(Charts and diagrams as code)

━━━━━━━━━━━━━━━━

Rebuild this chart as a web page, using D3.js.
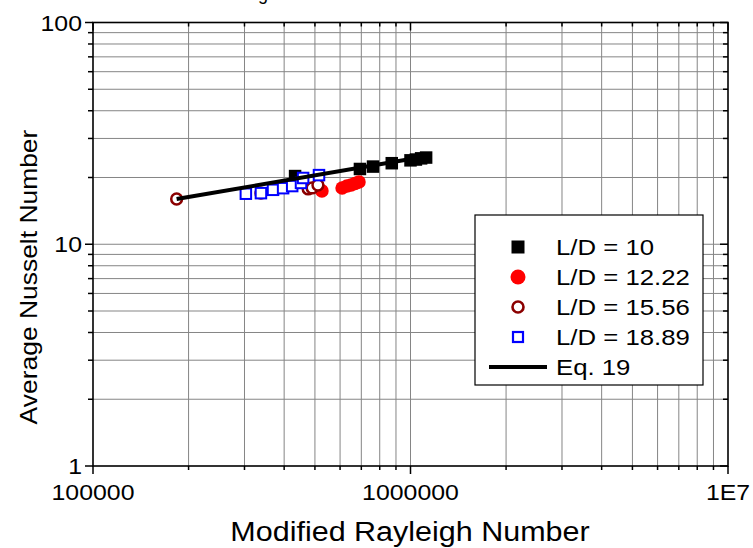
<!DOCTYPE html>
<html>
<head>
<meta charset="utf-8">
<script src="https://cdn.jsdelivr.net/npm/d3@7"></script>
<style>
  body { margin: 0; background: #fff; }
  svg { display: block; font-family: "Liberation Sans", Arial, sans-serif; }
</style>
</head>
<body>
<svg id="chart" width="753" height="548"></svg>
<script>
// data (Rayleigh, Nusselt)
const ld10Ra = [4.33e5, 6.93e5, 7.62e5, 8.73e5, 1.0e6, 1.04e6, 1.08e6, 1.12e6];
const ld10Nu = [20.3, 21.85, 22.4, 23.2, 23.9, 24.1, 24.4, 24.6];
const ld1222Ra = [5.26e5, 6.09e5, 6.31e5, 6.5e5, 6.69e5, 6.88e5];
const ld1222Nu = [17.4, 17.94, 18.3, 18.5, 18.8, 19.1];
const ld1556Ra = [1.834e5, 3.38e5, 4.76e5, 4.9e5, 5.11e5];
const ld1556Nu = [16.0, 17.0, 17.76, 17.94, 18.5];
const ld1889Ra = [3.03e5, 3.38e5, 3.69e5, 3.97e5, 4.24e5, 4.52e5, 4.59e5, 5.15e5];
const ld1889Nu = [16.9, 17.0, 17.6, 17.9, 18.3, 18.9, 19.9, 20.5];
const eqRa = [1.834e5, 1.136e6];
const eqNu = [16.0, 25.0];

const xTickVals = [1e5, 1e6, 1e7];
const xTickLabels = ["100000", "1000000", "1E7"];
const yTickVals = [1, 10, 100];
const yTickLabels = ["1", "10", "100"];
const legendLabels = ["L/D = 10", "L/D = 12.22", "L/D = 15.56", "L/D = 18.89", "Eq. 19"];

const svg = d3.select("#chart");
const pLeft = 93, pRight = 728, pTop = 22.5, pBottom = 466;

const x = d3.scaleLog().domain([1e5, 1e7]).range([pLeft, pRight]);
const y = d3.scaleLog().domain([1, 100]).range([pBottom, pTop]);

// the original font is a bit wider than Arial, so stretch along the text
const stretch = 1.13;
function label(parent, px, py, str, anchor, size, rot) {
  const g = parent.append("g")
    .attr("transform", `translate(${px},${py}) rotate(${rot || 0}) scale(${stretch},1)`);
  return g.append("text").attr("text-anchor", anchor).style("font-size", size + "px").text(str);
}

// minor values for grid and ticks
const xMinor = [], yMinor = [];
[1e5, 1e6].forEach(d => { for (let k = 2; k <= 9; k++) xMinor.push(d * k); });
[1, 10].forEach(d => { for (let k = 2; k <= 9; k++) yMinor.push(d * k); });

// top title, mostly cut off by the window
svg.append("text").attr("x", 243).attr("y", 0).style("font-size", "18px").attr("fill", "#000").text("Fig.");
svg.append("text").attr("x", 318).attr("y", 0).style("font-size", "18px").attr("fill", "#aaa")
  .text("Variation of Nusselt Number");

// grid
const grid = svg.append("g").attr("stroke", "#858585").attr("stroke-width", 1);
xMinor.concat([1e6]).forEach(v => {
  grid.append("line").attr("x1", x(v)).attr("x2", x(v)).attr("y1", pTop).attr("y2", pBottom);
});
yMinor.concat([10]).forEach(v => {
  grid.append("line").attr("x1", pLeft).attr("x2", pRight).attr("y1", y(v)).attr("y2", y(v));
});

// frame
svg.append("rect").attr("x", pLeft).attr("y", pTop).attr("width", pRight - pLeft).attr("height", pBottom - pTop)
  .attr("fill", "none").attr("stroke", "#000").attr("stroke-width", 1.6);

// ticks: outward on left/bottom, inward on top/right
const ticks = svg.append("g").attr("stroke", "#000").attr("stroke-width", 1.5);
xTickVals.forEach(v => {
  ticks.append("line").attr("x1", x(v)).attr("x2", x(v)).attr("y1", pBottom).attr("y2", pBottom + 8);
  ticks.append("line").attr("x1", x(v)).attr("x2", x(v)).attr("y1", pTop).attr("y2", pTop + 8);
});
xMinor.forEach(v => {
  ticks.append("line").attr("x1", x(v)).attr("x2", x(v)).attr("y1", pBottom).attr("y2", pBottom + 4);
  ticks.append("line").attr("x1", x(v)).attr("x2", x(v)).attr("y1", pTop).attr("y2", pTop + 4);
});
yTickVals.forEach(v => {
  ticks.append("line").attr("x1", pLeft - 8).attr("x2", pLeft).attr("y1", y(v)).attr("y2", y(v));
  ticks.append("line").attr("x1", pRight - 8).attr("x2", pRight).attr("y1", y(v)).attr("y2", y(v));
});
yMinor.forEach(v => {
  ticks.append("line").attr("x1", pLeft - 5).attr("x2", pLeft).attr("y1", y(v)).attr("y2", y(v));
  ticks.append("line").attr("x1", pRight - 5).attr("x2", pRight).attr("y1", y(v)).attr("y2", y(v));
});

// tick labels
xTickVals.forEach((v, i) => {
  label(svg, x(v), pBottom + 34, xTickLabels[i], "middle", 22);
});
yTickVals.forEach((v, i) => {
  label(svg, pLeft - 11, y(v) + 8, yTickLabels[i], "end", 22);
});

// axis titles
label(svg, 410, 541, "Modified Rayleigh Number", "middle", 27);
label(svg, 37, 277, "Average Nusselt Number", "middle", 23.4, -90);

// markers
function squares(ra, nu, fill, stroke, size, sw) {
  svg.append("g").selectAll("rect").data(ra).enter().append("rect")
    .attr("x", (d) => x(d) - size / 2)
    .attr("y", (d, i) => y(nu[i]) - size / 2)
    .attr("width", size).attr("height", size)
    .attr("fill", fill).attr("stroke", stroke).attr("stroke-width", sw);
}
function circles(ra, nu, fill, stroke, r, sw) {
  svg.append("g").selectAll("circle").data(ra).enter().append("circle")
    .attr("cx", (d) => x(d))
    .attr("cy", (d, i) => y(nu[i]))
    .attr("r", r)
    .attr("fill", fill).attr("stroke", stroke).attr("stroke-width", sw);
}

squares(ld10Ra, ld10Nu, "#000", "none", 12.5, 0);
circles(ld1222Ra, ld1222Nu, "#ff0000", "none", 6.8, 0);
circles(ld1556Ra, ld1556Nu, "#fff", "#8b0000", 5.4, 2.5);
squares(ld1889Ra, ld1889Nu, "#fff", "#0000ff", 10.5, 2);

// Eq. 19 line
const line = d3.line().x((d) => x(d)).y((d, i) => y(eqNu[i]));
svg.append("path").datum(eqRa).attr("d", line).attr("fill", "none")
  .attr("stroke", "#000").attr("stroke-width", 4);

// legend
const lg = svg.append("g");
lg.append("rect").attr("x", 475).attr("y", 215).attr("width", 228).attr("height", 170)
  .attr("fill", "#fff").attr("stroke", "#000").attr("stroke-width", 1.2);
const rowY = [247, 277, 307, 337, 367];
const mx = 518;
lg.append("rect").attr("x", mx - 6.5).attr("y", rowY[0] - 6.5).attr("width", 13).attr("height", 13).attr("fill", "#000");
lg.append("circle").attr("cx", mx).attr("cy", rowY[1]).attr("r", 7.5).attr("fill", "#ff0000");
lg.append("circle").attr("cx", mx).attr("cy", rowY[2]).attr("r", 5.5).attr("fill", "#fff")
  .attr("stroke", "#8b0000").attr("stroke-width", 2.6);
lg.append("rect").attr("x", mx - 5).attr("y", rowY[3] - 5).attr("width", 10).attr("height", 10)
  .attr("fill", "#fff").attr("stroke", "#0000ff").attr("stroke-width", 2.2);
lg.append("line").attr("x1", 489).attr("x2", 547).attr("y1", rowY[4]).attr("y2", rowY[4])
  .attr("stroke", "#000").attr("stroke-width", 4);
legendLabels.forEach((t, i) => {
  label(lg, 556, rowY[i] + 8, t, "start", 22.8);
});
</script>
</body>
</html>
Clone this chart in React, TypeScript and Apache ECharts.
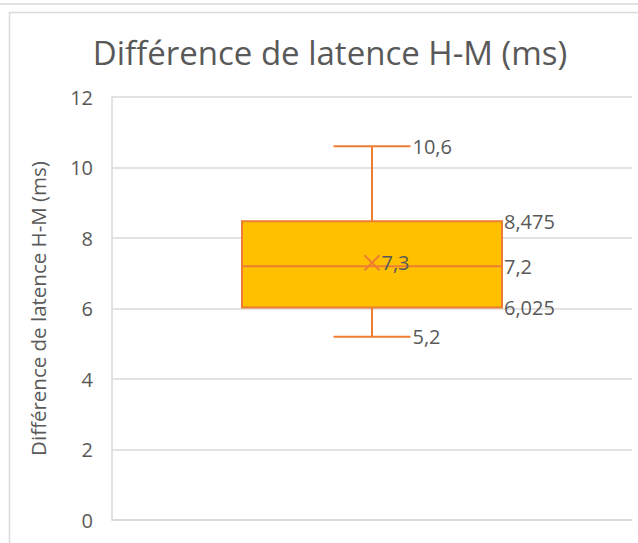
import React, { useEffect, useRef } from "react";
import * as echarts from "echarts";

const title = "Différence de latence H-M (ms)";
const axisName = "Différence de latence H-M (ms)";
const categories = [""];
// [min, Q1, median, Q3, max, mean]
const boxValues = [[5.2, 6.025, 7.2, 8.475, 10.6, 7.3]];
const yTicks = { min: 0, max: 12, interval: 2 };

const FONT = "Open Sans";
const TEXT = "#595959";
const ORANGE = "#ED7D31";
const FILL = "#FFC000";
const fmt = (v: number) => String(v).replace(".", ",");

export default function App() {
  const ref = useRef<HTMLDivElement>(null);
  useEffect(() => {
    document.body.style.margin = "0";
    const chart = echarts.init(ref.current!, null, { renderer: "svg" });
    chart.setOption({
      animation: false,
      backgroundColor: "#fff",
      graphic: [
        { type: "line", shape: { x1: 0, y1: 4, x2: 638, y2: 4 }, style: { stroke: "#E3E3E3", lineWidth: 2 }, z: -10 },
        { type: "rect", shape: { x: 9.5, y: 12.5, width: 700, height: 600 }, style: { fill: "#fff", stroke: "#D9D9D9", lineWidth: 1.5 }, z: -10 },
      ],
      title: {
        text: title,
        left: 325,
        textAlign: "center",
        top: 31,
        textStyle: { fontFamily: FONT, fontSize: 33, fontWeight: "normal", color: TEXT },
      },
      grid: { left: 112, right: 6, top: 97, bottom: 23 },
      xAxis: {
        type: "category",
        data: categories,
        axisLine: { show: true, lineStyle: { color: "#D9D9D9", width: 1.5 } },
        axisTick: { show: false },
        axisLabel: { show: false },
      },
      yAxis: {
        type: "value",
        min: yTicks.min,
        max: yTicks.max,
        interval: yTicks.interval,
        name: axisName,
        nameLocation: "middle",
        nameGap: 64,
        nameTextStyle: { fontFamily: FONT, fontSize: 20.5, color: TEXT },
        axisLine: { show: true, lineStyle: { color: "#D9D9D9", width: 1.5 } },
        axisTick: { show: false },
        axisLabel: { fontFamily: FONT, fontSize: 20, color: TEXT, margin: 19 },
        splitLine: { lineStyle: { color: "#D9D9D9", width: 1.5 } },
      },
      series: [
        {
          type: "custom",
          data: boxValues.map((d, i) => [i, ...d]),
          encode: { x: 0, y: [1, 2, 3, 4, 5] },
          renderItem: (params: any, api: any) => {
            const idx = api.value(0);
            const vals = [1, 2, 3, 4, 5, 6].map((k) => api.value(k));
            const [mn, q1, med, q3, mx, mean] = vals;
            const cx = api.coord([idx, 0])[0];
            const band = api.size([1, 0])[0];
            const hw = band * 0.25;
            const cw = band * 0.074;
            const y = (v: number) => api.coord([idx, v])[1];
            const lineStyle = { stroke: ORANGE, lineWidth: 2 };
            const lbl = (x: number, v: number, text: string) => ({
              type: "text",
              style: {
                x,
                y: y(v),
                text,
                fill: TEXT,
                fontFamily: FONT,
                fontSize: 20,
                verticalAlign: "middle",
                align: "left",
              },
            });
            const mk = 7.5;
            const ym = y(mean);
            return {
              type: "group",
              children: [
                { type: "line", shape: { x1: cx, y1: y(mx), x2: cx, y2: y(q3) }, style: lineStyle },
                { type: "line", shape: { x1: cx, y1: y(q1), x2: cx, y2: y(mn) }, style: lineStyle },
                { type: "line", shape: { x1: cx - cw, y1: y(mx), x2: cx + cw, y2: y(mx) }, style: lineStyle },
                { type: "line", shape: { x1: cx - cw, y1: y(mn), x2: cx + cw, y2: y(mn) }, style: lineStyle },
                {
                  type: "rect",
                  shape: { x: cx - hw, y: y(q3), width: hw * 2, height: y(q1) - y(q3) },
                  style: { fill: FILL, stroke: ORANGE, lineWidth: 2 },
                },
                { type: "line", shape: { x1: cx - hw, y1: y(med), x2: cx + hw, y2: y(med) }, style: lineStyle },
                { type: "line", shape: { x1: cx - mk, y1: ym - mk, x2: cx + mk, y2: ym + mk }, style: lineStyle },
                { type: "line", shape: { x1: cx - mk, y1: ym + mk, x2: cx + mk, y2: ym - mk }, style: lineStyle },
                lbl(cx + cw + 2, mx, fmt(mx)),
                lbl(cx + cw + 2, mn, fmt(mn)),
                lbl(cx + hw + 2, q3, fmt(q3)),
                lbl(cx + hw + 2, med, fmt(med)),
                lbl(cx + hw + 2, q1, fmt(q1)),
                lbl(cx + mk + 2, mean, fmt(mean)),
              ],
            };
          },
        },
      ],
    });
    return () => chart.dispose();
  }, []);
  return <div ref={ref} style={{ width: 638, height: 543 }} />;
}
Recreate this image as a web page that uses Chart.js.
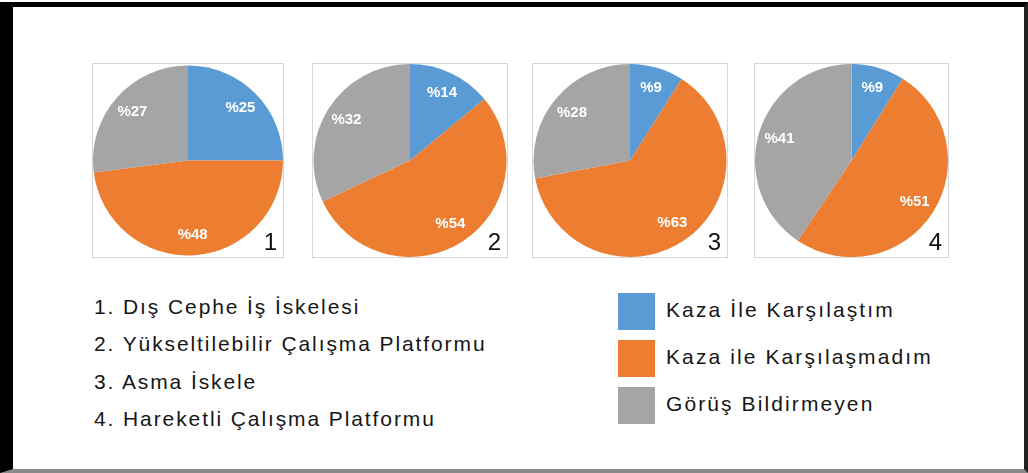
<!DOCTYPE html>
<html>
<head>
<meta charset="utf-8">
<script src="https://cdn.jsdelivr.net/npm/chart.js@4"></script>
<style>
  html, body { margin: 0; padding: 0; background: #fff; }
  body { width: 1028px; height: 473px; position: relative; overflow: hidden; font-family: "Liberation Sans", Arial, sans-serif; }
  .frame { position: absolute; left: 0; top: 2px; width: 1028px; height: 471px; box-sizing: border-box;
           border-left: 13px solid #000; border-top: 5px solid #000; border-right: 4px solid #222; border-bottom: 4px solid #8a8a8a; }
  .box { position: absolute; top: 63px; height: 195px; box-sizing: border-box; border: 1px solid #d6d6d6; background: #fff; }
  .box canvas { position: absolute; left: 0; top: 0; }
  .names { position: absolute; left: 94px; top: 288px; font-size: 21px; line-height: 37.3px; letter-spacing: 1.9px; color: #161616; white-space: nowrap; }
  .legend { position: absolute; left: 618px; top: 293px; }
  .legend .row { position: relative; height: 47px; }
  .legend .sw { position: absolute; left: 0; top: 0; width: 37px; height: 37px; }
  .legend .tx { position: absolute; left: 48px; top: 2px; font-size: 21px; line-height: 30px; letter-spacing: 2.1px; color: #161616; white-space: nowrap; }
</style>
</head>
<body>
<div class="frame"></div>
<div id="boxes"></div>
<div class="names" id="names"></div>
<div class="legend" id="legend"></div>
<script>
// seri adlari ve renkleri
const seriesLabels = ['Kaza İle Karşılaştım', 'Kaza ile Karşılaşmadım', 'Görüş Bildirmeyen'];
const seriesColors = ['#5B9BD5', '#ED7D31', '#A5A5A5'];

// platform adlari (grafik numaralari 1-4)
const platformNames = ['Dış Cephe İş İskelesi', 'Yükseltilebilir Çalışma Platformu', 'Asma İskele', 'Hareketli Çalışma Platformu'];

// yuzdeler, her platform icin
const kazaIle = [25, 14, 9, 9];
const kazaYok = [48, 54, 63, 51];
const gorusYok = [27, 32, 28, 41];

// kutu yerlesimi
const boxLeft = [92, 312, 532, 754];
const boxWidth = [192, 196, 196, 195];

// dilim etiketleri + kose numarasi
const pieLabels = {
    id: 'pieLabels',
    afterDatasetsDraw(chart, args, opts) {
        const ctx = chart.ctx;
        const meta = chart.getDatasetMeta(0);
        ctx.save();
        ctx.font = 'bold 15px "Liberation Sans", Arial, sans-serif';
        ctx.fillStyle = '#fff';
        ctx.textAlign = 'center';
        ctx.textBaseline = 'middle';
        meta.data.forEach((arc, i) => {
            const p = arc.getProps(['x', 'y', 'startAngle', 'endAngle', 'outerRadius'], true);
            const mid = (p.startAngle + p.endAngle) / 2;
            const r = p.outerRadius * 0.78;
            ctx.fillText('%' + chart.data.datasets[0].data[i], p.x + Math.cos(mid) * r, p.y + Math.sin(mid) * r);
        });
        // sag alt kosedeki numara
        ctx.font = '24px "Liberation Sans", Arial, sans-serif';
        ctx.fillStyle = '#111';
        ctx.textAlign = 'right';
        ctx.textBaseline = 'alphabetic';
        ctx.fillText(opts.num, chart.width - 6, chart.height - 7);
        ctx.restore();
    }
};

const boxesEl = document.getElementById('boxes');
platformNames.forEach((name, i) => {
    const box = document.createElement('div');
    box.className = 'box';
    box.style.left = boxLeft[i] + 'px';
    box.style.width = boxWidth[i] + 'px';
    const cv = document.createElement('canvas');
    cv.width = boxWidth[i] - 2;
    cv.height = 193;
    box.appendChild(cv);
    boxesEl.appendChild(box);

    new Chart(cv.getContext('2d'), {
        type: 'pie',
        data: {
            labels: seriesLabels,
            datasets: [{
                data: [kazaIle[i], kazaYok[i], gorusYok[i]],
                backgroundColor: seriesColors,
                borderWidth: 0
            }]
        },
        options: {
            responsive: false,
            animation: false,
            devicePixelRatio: 1,
            layout: { padding: 0 },
            plugins: {
                legend: { display: false },
                tooltip: { enabled: false },
                pieLabels: { num: String(i + 1) }
            }
        },
        plugins: [pieLabels]
    });
});

// alttaki numarali liste
document.getElementById('names').innerHTML =
    platformNames.map((n, i) => `<div>${i + 1}. ${n}</div>`).join('');

// renk aciklamasi
document.getElementById('legend').innerHTML =
    seriesLabels.map((s, i) => `<div class="row"><div class="sw" style="background:${seriesColors[i]}"></div><div class="tx">${s}</div></div>`).join('');
</script>
</body>
</html>
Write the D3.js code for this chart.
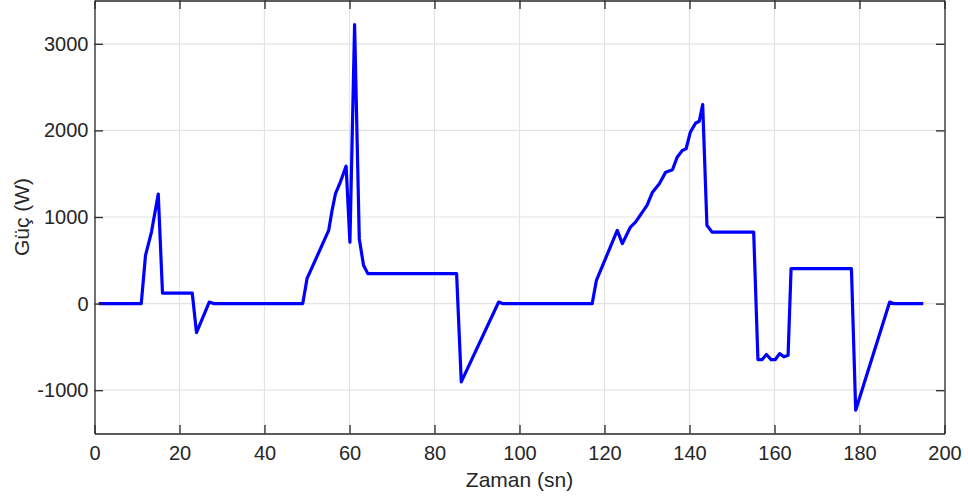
<!DOCTYPE html>
<html>
<head>
<meta charset="utf-8">
<script src="https://cdn.jsdelivr.net/npm/d3@7"></script>
<style>
  html, body { margin: 0; padding: 0; background: #ffffff; }
  svg { display: block; }
  text { font-family: "Liberation Sans", Arial, Helvetica, sans-serif; fill: #262626; }
</style>
</head>
<body>
<svg id="chart" width="968" height="501"></svg>
<script>
// ---- data ----
const timeSec = [1, 11, 12, 13.4, 15, 16, 23, 24, 27, 28, 49, 50, 55.1, 55.9, 56.7, 57.7, 59.2, 60.1, 61.2, 62.3, 63.3, 64.3,
  85.2, 86.3, 95.1, 96, 117.1, 118.1, 123, 124.2, 126.1, 127.3, 130, 131.3, 132.9, 134.4, 136, 137.1, 138.3, 139.2,
  140.2, 141.4, 142.3, 143.1, 144.1, 145.3, 155.1, 156.1, 157.1, 158.1, 159.2, 160.2, 161.2, 162.2, 163.2, 163.9,
  178.1, 179.1, 187.1, 188, 195];
const powerW = [0, 0, 557, 826, 1265, 122, 122, -335, 18, 0, 0, 288, 845, 1077, 1269, 1384, 1587, 710, 3221, 750, 442, 346,
  346, -904, 18, 0, 0, 269, 845, 692, 884, 941, 1134, 1287, 1384, 1518, 1545, 1691, 1768, 1788,
  1979, 2083, 2106, 2299, 903, 826, 826, -646, -646, -588, -646, -646, -577, -615, -596, 404,
  404, -1231, 18, 0, 0];
const xTicks = [0, 20, 40, 60, 80, 100, 120, 140, 160, 180, 200];
const yTicks = [-1000, 0, 1000, 2000, 3000];
const xLabel = "Zaman (sn)";
const yLabel = "Güç (W)";

// ---- layout ----
const pLeft = 94.5, pRight = 944.5, pTop = 0.5, pBottom = 433.5;
const svg = d3.select("#chart");
const x = d3.scaleLinear().domain([0, 200]).range([pLeft, pRight]);
const y = d3.scaleLinear().domain([-1500, 3500]).range([pBottom, pTop]);
const axisColor = "#262626";
const gridColor = "#e3e3e3";
const tickFont = 20;
const labelFont = 21;
const fmt = d => String(d);

// grid
const grid = svg.append("g");
grid.selectAll("line.gx").data(xTicks.filter(d => d > 0 && d < 200)).join("line")
  .attr("x1", d => x(d)).attr("x2", d => x(d)).attr("y1", pTop).attr("y2", pBottom)
  .attr("stroke", gridColor).attr("stroke-width", 1.2);
grid.selectAll("line.gy").data(yTicks).join("line")
  .attr("y1", d => y(d)).attr("y2", d => y(d)).attr("x1", pLeft).attr("x2", pRight)
  .attr("stroke", gridColor).attr("stroke-width", 1.2);

// data line
const line = d3.line().x((d, i) => x(timeSec[i])).y(d => y(d));
svg.append("path").datum(powerW)
  .attr("d", line)
  .attr("fill", "none")
  .attr("stroke", "#0000ff")
  .attr("stroke-width", 3.2)
  .attr("stroke-linejoin", "round")
  .attr("stroke-linecap", "butt");

// axes (MATLAB-style box with inward ticks)
const tickLen = 8.5;
const axB = svg.append("g").attr("transform", `translate(0,${pBottom})`)
  .call(d3.axisBottom(x).tickValues(xTicks).tickSizeInner(-tickLen).tickSizeOuter(0).tickPadding(12).tickFormat(fmt));
const axT = svg.append("g").attr("transform", `translate(0,${pTop})`)
  .call(d3.axisTop(x).tickValues(xTicks).tickSizeInner(-tickLen).tickSizeOuter(0).tickFormat(""));
const axL = svg.append("g").attr("transform", `translate(${pLeft},0)`)
  .call(d3.axisLeft(y).tickValues(yTicks).tickSizeInner(-tickLen).tickSizeOuter(0).tickPadding(6).tickFormat(fmt));
const axR = svg.append("g").attr("transform", `translate(${pRight},0)`)
  .call(d3.axisRight(y).tickValues(yTicks).tickSizeInner(-tickLen).tickSizeOuter(0).tickFormat(""));
[axB, axT, axL, axR].forEach(g => {
  g.select(".domain").attr("stroke", axisColor).attr("stroke-width", 1.3);
  g.selectAll(".tick line").attr("stroke", axisColor).attr("stroke-width", 1.3);
  g.selectAll(".tick text").attr("fill", "#262626").style("font-size", tickFont + "px")
    .style("font-family", '"Liberation Sans", Arial, sans-serif');
});
axB.selectAll(".tick text").attr("dy", "0.71em");

// axis titles
svg.append("text").attr("x", (pLeft + pRight) / 2).attr("y", 487)
  .attr("text-anchor", "middle").style("font-size", labelFont + "px").text(xLabel);
svg.append("text").attr("transform", `translate(29,${(pTop + pBottom) / 2}) rotate(-90)`)
  .attr("text-anchor", "middle").style("font-size", labelFont + "px").text(yLabel);
</script>
</body>
</html>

━━━━━━━━━━━━━━━━

*What you will do*
Determine the number of lines where the string "React" occurs, and give that number only.

*Result*
2